A rodovia, que está quase pronta, encurtará o caminho de mercadorias brasileiras destinadas à Ásia. Além disso, segundo o diplomata, sua abertura garantirá à fronteira entre ambos os países um fluxo comercial superior ao de qualquer outra fronteira brasileira com países ao norte do Mercosul.
Integração energética
Embora sobrem sinais de que a relação Brasil-Peru tende a se intensificar nos próximos anos, uma decisão recente tomada pelo antecessor de Humala, Alan García, lançou uma sombra sobre um dos principais projetos bilaterais de integração.
Em junho, o Peru cancelou a licença provisória de um consórcio formado por empreiteiras brasileiras para a construção da usina hidrelétrica de Inambari, no sul do país.
A usina faz parte de acordo assinado em 2008 por Lula e García, que ainda depende do aval do Congresso peruano.
O pacto prevê a construção de ao menos seis hidrelétricas na Amazônia peruana, que teriam como principal cliente o mercado brasileiro e seriam erguidas com financiamento do BNDES (Banco Nacional do Desenvolvimento), participação de empreiteiras brasileiras e assessoria técnica da Eletrobrás, estatal do setor elétrico.
Segundo a Eletrobrás, as usinas seriam capazes de gerar até 10 mil megawatts de energia e teriam custo estimado em US$ 15 bilhões. Inambari, a primeira delas, teria capacidade de 2,2 MW, o que a tornaria a maior do país, e custaria US$ 5 bilhões.
Protestos
O cancelamento da licença ocorreu em meio a protestos no departamento (Estado) de Puno, o mesmo que abrigaria Inambari. Os manifestantes exigiam a cassação de todas as concessões nos setores energético e minerador do Peru, principalmente a licença de exploração da mina de Santa Ana, pertencente à empresa canadense Bear Creek Mining.
Ao menos cinco pessoas morreram em confrontos, e o governo revogou várias das concessões, atendendo aos manifestantes.
Um técnico brasileiro envolvido no projeto de Inambari que não quis ser identificado, justificando que “é hora de deixar a poeira baixar”, disse à BBC Brasil que o gesto foi um “ato populista” do governo García, destinado a aplacar a ira dos manifestantes.
No entanto, afirma que a medida não terá efeitos práticos sobre Inambari. Ele explica que o governo peruano concedeu às empreiteiras brasileiras uma garantia que as autorizava a realizar os estudos para a construção da usina, o que, conforme a legislação peruana, dá agora ao grupo o direito de pedir a concessão definitiva do empreendimento.
O desfecho do caso pode ser definido por uma consulta popular, mecanismo previsto na legislação peruana para os casos de investimentos nos setores extrativista ou energético.

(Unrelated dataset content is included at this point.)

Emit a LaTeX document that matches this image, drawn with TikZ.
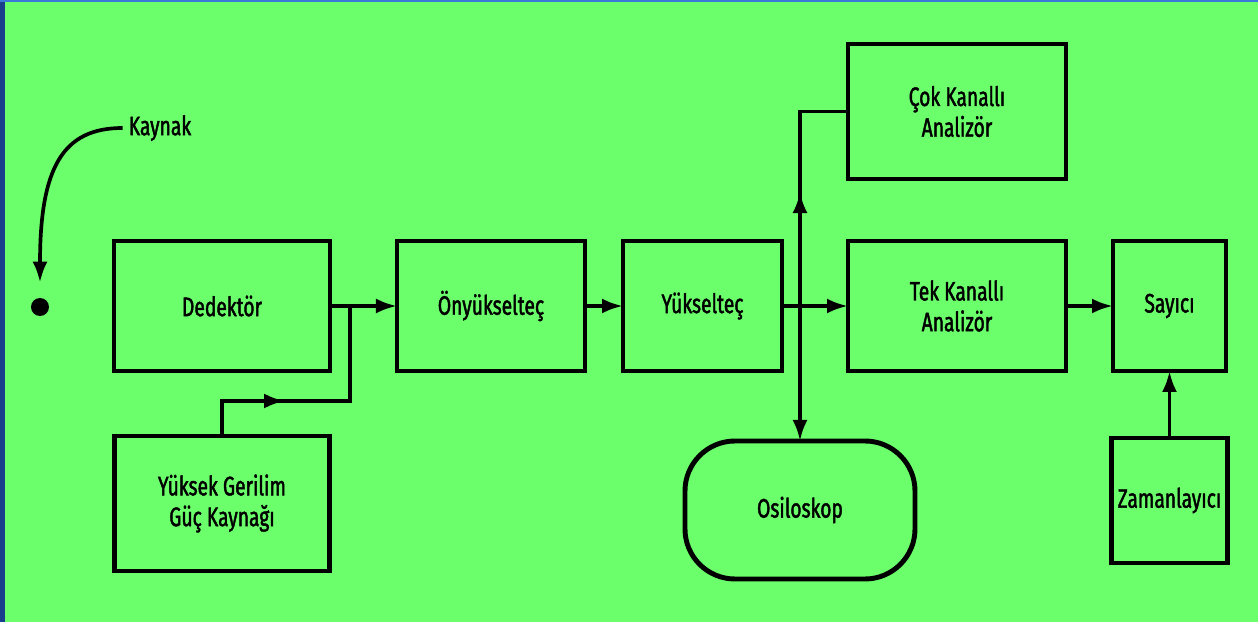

O próprio Humala, indagado sobre as hidrelétricas em sua última visita ao Brasil, disse que “o Peru está sujeito a acordos que dão importância à opinião, à consulta popular, e isso temos que respeitar”.
O Itamaraty espera que a maior proximidade de Humala com as comunidades indígenas que apoiaram os protestos facilite a superação dos obstáculos para a implantação do acordo energético.
Autoridades peruanas deverão ser convidadas a visitar, nos próximos meses, regiões no Brasil que foram beneficiadas pela instalação de usinas hidrelétricas. Outra medida aventada pelo consorcio é antecipar investimentos sociais previstos no projeto para “gerar um círculo de confiança” com a população.
Ainda assim, o técnico condiciona o sucesso da iniciativa ao empenho do novo presidente: “O Humala quer promover o programa de integração energética? Quer tornar o Peru um exportador de energia? Agora ele tem que responder isso, para o trabalho seguir seu curso normal”.
Segundo ele, até que o caso seja resolvido, os projetos para a construção das outras hidrelétricas previstas no acordo de 2008 ficam em compasso de espera.